All of the data should be output character for character, except the pictures.

** begin INFORMATION SUPPLIED **

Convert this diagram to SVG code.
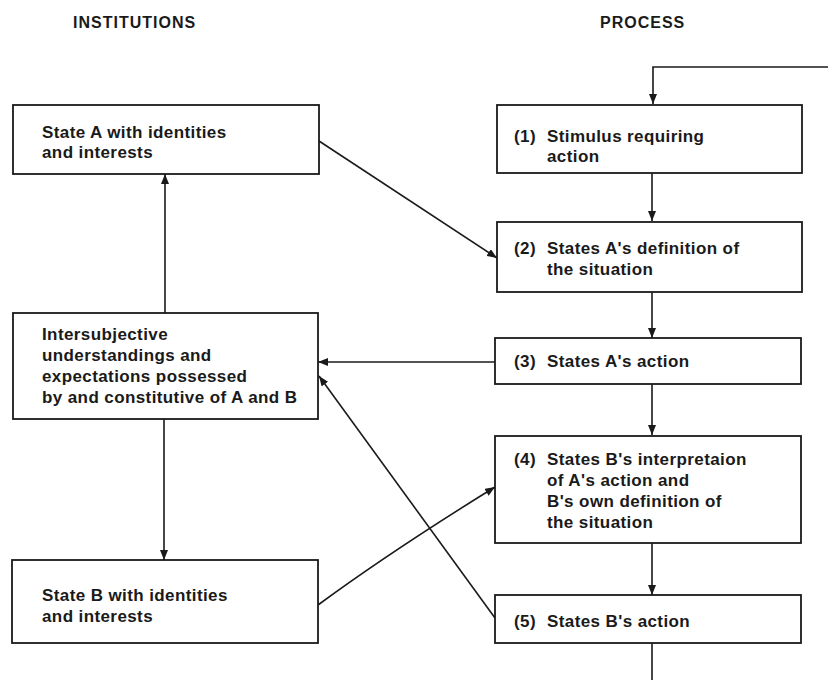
<svg xmlns="http://www.w3.org/2000/svg" width="828" height="680" viewBox="0 0 828 680">
<defs>
<marker id="ah" markerWidth="10" markerHeight="8" refX="10" refY="4" orient="auto" markerUnits="userSpaceOnUse">
<path d="M0,0 L10,4 L0,8 Z" fill="#1a1a1a"/>
</marker>
<style>
.box{fill:#fff;stroke:#1a1a1a;stroke-width:1.8}
.t{font-family:"Liberation Sans",Arial,sans-serif;font-weight:bold;font-size:17px;letter-spacing:0.4px;fill:#1a1a1a}
.h{font-family:"Liberation Sans",Arial,sans-serif;font-weight:bold;font-size:16px;letter-spacing:1px;fill:#1a1a1a}
.c{fill:none;stroke:#1a1a1a;stroke-width:1.6}
</style>
</defs>
<rect width="828" height="680" fill="#fff"/>
<text class="h" x="73" y="28">INSTITUTIONS</text>
<text class="h" x="600" y="28">PROCESS</text>
<g id="connectors">
<path class="c" d="M828,67 L653,67 L653,104" marker-end="url(#ah)"/>
<path class="c" d="M652,173 L652,221" marker-end="url(#ah)"/>
<path class="c" d="M652,292 L652,338" marker-end="url(#ah)"/>
<path class="c" d="M652,384 L652,435" marker-end="url(#ah)"/>
<path class="c" d="M652,543 L652,595" marker-end="url(#ah)"/>
<path class="c" d="M652,643 L652,680"/>
<path class="c" d="M319,141 L497,258" marker-end="url(#ah)"/>
<path class="c" d="M165,313 L165,174" marker-end="url(#ah)"/>
<path class="c" d="M495,362 L318,362" marker-end="url(#ah)"/>
<path class="c" d="M495,618 L319,376" marker-end="url(#ah)"/>
<path class="c" d="M164,419 L164,560" marker-end="url(#ah)"/>
<path class="c" d="M318,605 Q390,552 495,487" marker-end="url(#ah)"/>
</g>
<g id="stateA">
<rect class="box" x="13" y="105" width="306" height="69"/>
<text class="t" x="42" y="138">State A with identities</text>
<text class="t" x="42" y="158">and interests</text>
</g>
<g id="intersubjective">
<rect class="box" x="13" y="313" width="305" height="106"/>
<text class="t" x="42" y="340">Intersubjective</text>
<text class="t" x="42" y="361">understandings and</text>
<text class="t" x="42" y="382">expectations possessed</text>
<text class="t" x="42" y="403">by and constitutive of A and B</text>
</g>
<g id="stateB">
<rect class="box" x="12" y="560" width="306" height="83"/>
<text class="t" x="42" y="601">State B with identities</text>
<text class="t" x="42" y="622">and interests</text>
</g>
<g id="p1">
<rect class="box" x="497" y="105" width="305" height="68"/>
<text class="t" x="514" y="142">(1)</text>
<text class="t" x="547" y="142">Stimulus requiring</text>
<text class="t" x="547" y="162">action</text>
</g>
<g id="p2">
<rect class="box" x="497" y="222" width="305" height="70"/>
<text class="t" x="514" y="254">(2)</text>
<text class="t" x="547" y="254">States A's definition of</text>
<text class="t" x="547" y="275">the situation</text>
</g>
<g id="p3">
<rect class="box" x="495" y="338" width="306" height="46"/>
<text class="t" x="514" y="367">(3)</text>
<text class="t" x="547" y="367">States A's action</text>
</g>
<g id="p4">
<rect class="box" x="495" y="436" width="306" height="107"/>
<text class="t" x="514" y="465">(4)</text>
<text class="t" x="547" y="465">States B's interpretaion</text>
<text class="t" x="547" y="486">of A's action and</text>
<text class="t" x="547" y="507">B's own definition of</text>
<text class="t" x="547" y="528">the situation</text>
</g>
<g id="p5">
<rect class="box" x="495" y="595" width="306" height="48"/>
<text class="t" x="514" y="627">(5)</text>
<text class="t" x="547" y="627">States B's action</text>
</g>
</svg>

** end INFORMATION SUPPLIED **

» **OUTPUT FOR THIS EXERCISE**
Convert this diagram to SVG code.
<svg xmlns="http://www.w3.org/2000/svg" width="828" height="680" viewBox="0 0 828 680">
<defs>
<marker id="ah" markerWidth="10" markerHeight="8" refX="10" refY="4" orient="auto" markerUnits="userSpaceOnUse">
<path d="M0,0 L10,4 L0,8 Z" fill="#1a1a1a"/>
</marker>
<style>
.box{fill:#fff;stroke:#1a1a1a;stroke-width:1.8}
.t{font-family:"Liberation Sans",Arial,sans-serif;font-weight:bold;font-size:17px;letter-spacing:0.4px;fill:#1a1a1a}
.h{font-family:"Liberation Sans",Arial,sans-serif;font-weight:bold;font-size:16px;letter-spacing:1px;fill:#1a1a1a}
.c{fill:none;stroke:#1a1a1a;stroke-width:1.6}
</style>
</defs>
<rect width="828" height="680" fill="#fff"/>
<text class="h" x="73" y="28">INSTITUTIONS</text>
<text class="h" x="600" y="28">PROCESS</text>
<g id="connectors">
<path class="c" d="M828,67 L653,67 L653,104" marker-end="url(#ah)"/>
<path class="c" d="M652,173 L652,221" marker-end="url(#ah)"/>
<path class="c" d="M652,292 L652,338" marker-end="url(#ah)"/>
<path class="c" d="M652,384 L652,435" marker-end="url(#ah)"/>
<path class="c" d="M652,543 L652,595" marker-end="url(#ah)"/>
<path class="c" d="M652,643 L652,680"/>
<path class="c" d="M319,141 L497,258" marker-end="url(#ah)"/>
<path class="c" d="M165,313 L165,174" marker-end="url(#ah)"/>
<path class="c" d="M495,362 L318,362" marker-end="url(#ah)"/>
<path class="c" d="M495,618 L319,376" marker-end="url(#ah)"/>
<path class="c" d="M164,419 L164,560" marker-end="url(#ah)"/>
<path class="c" d="M318,605 Q390,552 495,487" marker-end="url(#ah)"/>
</g>
<g id="stateA">
<rect class="box" x="13" y="105" width="306" height="69"/>
<text class="t" x="42" y="138">State A with identities</text>
<text class="t" x="42" y="158">and interests</text>
</g>
<g id="intersubjective">
<rect class="box" x="13" y="313" width="305" height="106"/>
<text class="t" x="42" y="340">Intersubjective</text>
<text class="t" x="42" y="361">understandings and</text>
<text class="t" x="42" y="382">expectations possessed</text>
<text class="t" x="42" y="403">by and constitutive of A and B</text>
</g>
<g id="stateB">
<rect class="box" x="12" y="560" width="306" height="83"/>
<text class="t" x="42" y="601">State B with identities</text>
<text class="t" x="42" y="622">and interests</text>
</g>
<g id="p1">
<rect class="box" x="497" y="105" width="305" height="68"/>
<text class="t" x="514" y="142">(1)</text>
<text class="t" x="547" y="142">Stimulus requiring</text>
<text class="t" x="547" y="162">action</text>
</g>
<g id="p2">
<rect class="box" x="497" y="222" width="305" height="70"/>
<text class="t" x="514" y="254">(2)</text>
<text class="t" x="547" y="254">States A's definition of</text>
<text class="t" x="547" y="275">the situation</text>
</g>
<g id="p3">
<rect class="box" x="495" y="338" width="306" height="46"/>
<text class="t" x="514" y="367">(3)</text>
<text class="t" x="547" y="367">States A's action</text>
</g>
<g id="p4">
<rect class="box" x="495" y="436" width="306" height="107"/>
<text class="t" x="514" y="465">(4)</text>
<text class="t" x="547" y="465">States B's interpretaion</text>
<text class="t" x="547" y="486">of A's action and</text>
<text class="t" x="547" y="507">B's own definition of</text>
<text class="t" x="547" y="528">the situation</text>
</g>
<g id="p5">
<rect class="box" x="495" y="595" width="306" height="48"/>
<text class="t" x="514" y="627">(5)</text>
<text class="t" x="547" y="627">States B's action</text>
</g>
</svg>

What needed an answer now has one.